WHAT YOU SHOULD DO:
Below is a listing to write out in full, exactly as given, without its pictures.

SOURCE MATERIAL:
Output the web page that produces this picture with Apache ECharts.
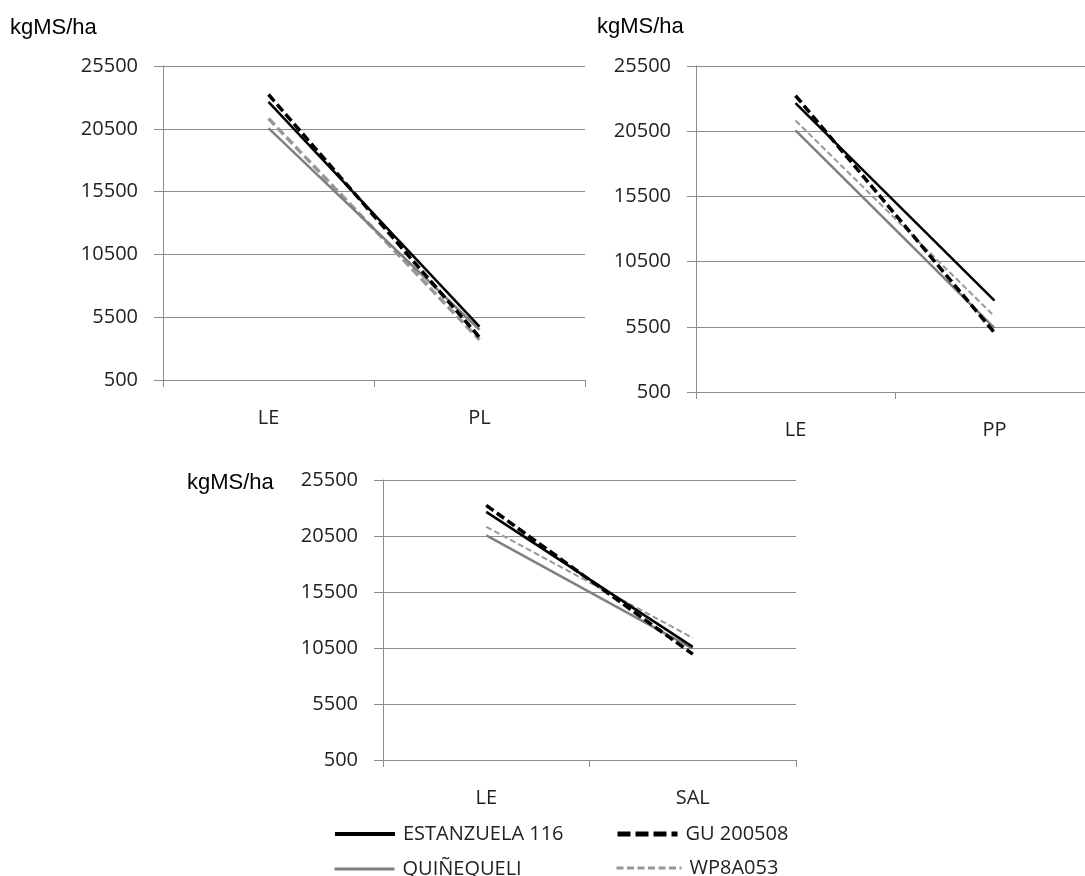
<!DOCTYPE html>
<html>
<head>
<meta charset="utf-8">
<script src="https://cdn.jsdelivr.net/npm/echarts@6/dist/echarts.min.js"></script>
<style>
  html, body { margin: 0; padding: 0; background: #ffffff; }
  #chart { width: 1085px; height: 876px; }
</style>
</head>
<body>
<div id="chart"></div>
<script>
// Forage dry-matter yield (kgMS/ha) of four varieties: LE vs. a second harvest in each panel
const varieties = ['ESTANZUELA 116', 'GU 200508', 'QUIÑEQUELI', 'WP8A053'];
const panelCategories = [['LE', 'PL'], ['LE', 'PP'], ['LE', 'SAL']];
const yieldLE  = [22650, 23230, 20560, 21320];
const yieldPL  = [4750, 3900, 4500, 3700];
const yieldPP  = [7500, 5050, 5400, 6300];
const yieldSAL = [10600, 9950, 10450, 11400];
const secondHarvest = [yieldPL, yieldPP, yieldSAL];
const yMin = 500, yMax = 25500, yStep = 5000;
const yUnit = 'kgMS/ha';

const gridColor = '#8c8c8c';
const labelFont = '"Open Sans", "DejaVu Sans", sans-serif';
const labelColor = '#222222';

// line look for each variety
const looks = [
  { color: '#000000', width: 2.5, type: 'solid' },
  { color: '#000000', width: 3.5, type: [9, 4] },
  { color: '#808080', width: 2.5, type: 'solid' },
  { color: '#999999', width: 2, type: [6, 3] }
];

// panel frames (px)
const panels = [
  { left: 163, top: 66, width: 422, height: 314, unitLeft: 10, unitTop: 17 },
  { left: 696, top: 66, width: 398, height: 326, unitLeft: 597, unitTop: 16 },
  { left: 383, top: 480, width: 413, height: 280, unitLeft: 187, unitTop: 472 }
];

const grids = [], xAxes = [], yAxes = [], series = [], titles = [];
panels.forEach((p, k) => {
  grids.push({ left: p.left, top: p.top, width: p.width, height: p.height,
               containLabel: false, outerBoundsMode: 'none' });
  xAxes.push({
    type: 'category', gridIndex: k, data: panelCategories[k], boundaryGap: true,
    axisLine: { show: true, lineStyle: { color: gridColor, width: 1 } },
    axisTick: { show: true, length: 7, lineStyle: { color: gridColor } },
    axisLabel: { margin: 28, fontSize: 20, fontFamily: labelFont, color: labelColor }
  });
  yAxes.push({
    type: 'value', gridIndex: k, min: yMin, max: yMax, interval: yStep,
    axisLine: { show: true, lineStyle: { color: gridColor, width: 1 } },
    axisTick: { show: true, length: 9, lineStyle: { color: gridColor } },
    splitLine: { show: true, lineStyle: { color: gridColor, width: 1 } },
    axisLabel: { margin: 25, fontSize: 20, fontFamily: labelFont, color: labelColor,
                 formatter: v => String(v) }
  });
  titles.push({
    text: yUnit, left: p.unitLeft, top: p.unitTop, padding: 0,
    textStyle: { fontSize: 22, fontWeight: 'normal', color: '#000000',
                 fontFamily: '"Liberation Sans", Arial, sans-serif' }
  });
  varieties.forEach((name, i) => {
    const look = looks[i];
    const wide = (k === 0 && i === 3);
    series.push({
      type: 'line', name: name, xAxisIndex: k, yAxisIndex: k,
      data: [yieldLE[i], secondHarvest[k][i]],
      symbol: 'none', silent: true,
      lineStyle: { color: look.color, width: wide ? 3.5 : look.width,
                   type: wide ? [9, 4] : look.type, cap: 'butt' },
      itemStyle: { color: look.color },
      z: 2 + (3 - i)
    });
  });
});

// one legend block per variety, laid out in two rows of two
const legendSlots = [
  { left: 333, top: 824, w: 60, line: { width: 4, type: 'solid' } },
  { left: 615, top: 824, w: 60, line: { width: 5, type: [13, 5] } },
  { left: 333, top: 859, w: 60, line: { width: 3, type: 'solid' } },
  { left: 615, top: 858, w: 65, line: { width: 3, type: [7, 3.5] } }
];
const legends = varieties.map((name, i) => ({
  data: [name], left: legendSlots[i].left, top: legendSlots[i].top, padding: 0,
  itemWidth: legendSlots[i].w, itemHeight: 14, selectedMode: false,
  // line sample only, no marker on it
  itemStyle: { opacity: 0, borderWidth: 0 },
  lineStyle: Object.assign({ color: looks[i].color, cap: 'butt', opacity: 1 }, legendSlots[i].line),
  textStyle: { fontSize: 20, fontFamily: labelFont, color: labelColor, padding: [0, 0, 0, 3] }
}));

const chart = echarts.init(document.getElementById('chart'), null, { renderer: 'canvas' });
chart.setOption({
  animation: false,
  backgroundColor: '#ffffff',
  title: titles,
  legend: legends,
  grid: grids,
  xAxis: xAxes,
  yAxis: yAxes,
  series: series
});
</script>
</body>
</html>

RESULT OF THE TASK:
Output the web page that produces this picture with Apache ECharts.
<!DOCTYPE html>
<html>
<head>
<meta charset="utf-8">
<script src="https://cdn.jsdelivr.net/npm/echarts@6/dist/echarts.min.js"></script>
<style>
  html, body { margin: 0; padding: 0; background: #ffffff; }
  #chart { width: 1085px; height: 876px; }
</style>
</head>
<body>
<div id="chart"></div>
<script>
// Forage dry-matter yield (kgMS/ha) of four varieties: LE vs. a second harvest in each panel
const varieties = ['ESTANZUELA 116', 'GU 200508', 'QUIÑEQUELI', 'WP8A053'];
const panelCategories = [['LE', 'PL'], ['LE', 'PP'], ['LE', 'SAL']];
const yieldLE  = [22650, 23230, 20560, 21320];
const yieldPL  = [4750, 3900, 4500, 3700];
const yieldPP  = [7500, 5050, 5400, 6300];
const yieldSAL = [10600, 9950, 10450, 11400];
const secondHarvest = [yieldPL, yieldPP, yieldSAL];
const yMin = 500, yMax = 25500, yStep = 5000;
const yUnit = 'kgMS/ha';

const gridColor = '#8c8c8c';
const labelFont = '"Open Sans", "DejaVu Sans", sans-serif';
const labelColor = '#222222';

// line look for each variety
const looks = [
  { color: '#000000', width: 2.5, type: 'solid' },
  { color: '#000000', width: 3.5, type: [9, 4] },
  { color: '#808080', width: 2.5, type: 'solid' },
  { color: '#999999', width: 2, type: [6, 3] }
];

// panel frames (px)
const panels = [
  { left: 163, top: 66, width: 422, height: 314, unitLeft: 10, unitTop: 17 },
  { left: 696, top: 66, width: 398, height: 326, unitLeft: 597, unitTop: 16 },
  { left: 383, top: 480, width: 413, height: 280, unitLeft: 187, unitTop: 472 }
];

const grids = [], xAxes = [], yAxes = [], series = [], titles = [];
panels.forEach((p, k) => {
  grids.push({ left: p.left, top: p.top, width: p.width, height: p.height,
               containLabel: false, outerBoundsMode: 'none' });
  xAxes.push({
    type: 'category', gridIndex: k, data: panelCategories[k], boundaryGap: true,
    axisLine: { show: true, lineStyle: { color: gridColor, width: 1 } },
    axisTick: { show: true, length: 7, lineStyle: { color: gridColor } },
    axisLabel: { margin: 28, fontSize: 20, fontFamily: labelFont, color: labelColor }
  });
  yAxes.push({
    type: 'value', gridIndex: k, min: yMin, max: yMax, interval: yStep,
    axisLine: { show: true, lineStyle: { color: gridColor, width: 1 } },
    axisTick: { show: true, length: 9, lineStyle: { color: gridColor } },
    splitLine: { show: true, lineStyle: { color: gridColor, width: 1 } },
    axisLabel: { margin: 25, fontSize: 20, fontFamily: labelFont, color: labelColor,
                 formatter: v => String(v) }
  });
  titles.push({
    text: yUnit, left: p.unitLeft, top: p.unitTop, padding: 0,
    textStyle: { fontSize: 22, fontWeight: 'normal', color: '#000000',
                 fontFamily: '"Liberation Sans", Arial, sans-serif' }
  });
  varieties.forEach((name, i) => {
    const look = looks[i];
    const wide = (k === 0 && i === 3);
    series.push({
      type: 'line', name: name, xAxisIndex: k, yAxisIndex: k,
      data: [yieldLE[i], secondHarvest[k][i]],
      symbol: 'none', silent: true,
      lineStyle: { color: look.color, width: wide ? 3.5 : look.width,
                   type: wide ? [9, 4] : look.type, cap: 'butt' },
      itemStyle: { color: look.color },
      z: 2 + (3 - i)
    });
  });
});

// one legend block per variety, laid out in two rows of two
const legendSlots = [
  { left: 333, top: 824, w: 60, line: { width: 4, type: 'solid' } },
  { left: 615, top: 824, w: 60, line: { width: 5, type: [13, 5] } },
  { left: 333, top: 859, w: 60, line: { width: 3, type: 'solid' } },
  { left: 615, top: 858, w: 65, line: { width: 3, type: [7, 3.5] } }
];
const legends = varieties.map((name, i) => ({
  data: [name], left: legendSlots[i].left, top: legendSlots[i].top, padding: 0,
  itemWidth: legendSlots[i].w, itemHeight: 14, selectedMode: false,
  // line sample only, no marker on it
  itemStyle: { opacity: 0, borderWidth: 0 },
  lineStyle: Object.assign({ color: looks[i].color, cap: 'butt', opacity: 1 }, legendSlots[i].line),
  textStyle: { fontSize: 20, fontFamily: labelFont, color: labelColor, padding: [0, 0, 0, 3] }
}));

const chart = echarts.init(document.getElementById('chart'), null, { renderer: 'canvas' });
chart.setOption({
  animation: false,
  backgroundColor: '#ffffff',
  title: titles,
  legend: legends,
  grid: grids,
  xAxis: xAxes,
  yAxis: yAxes,
  series: series
});
</script>
</body>
</html>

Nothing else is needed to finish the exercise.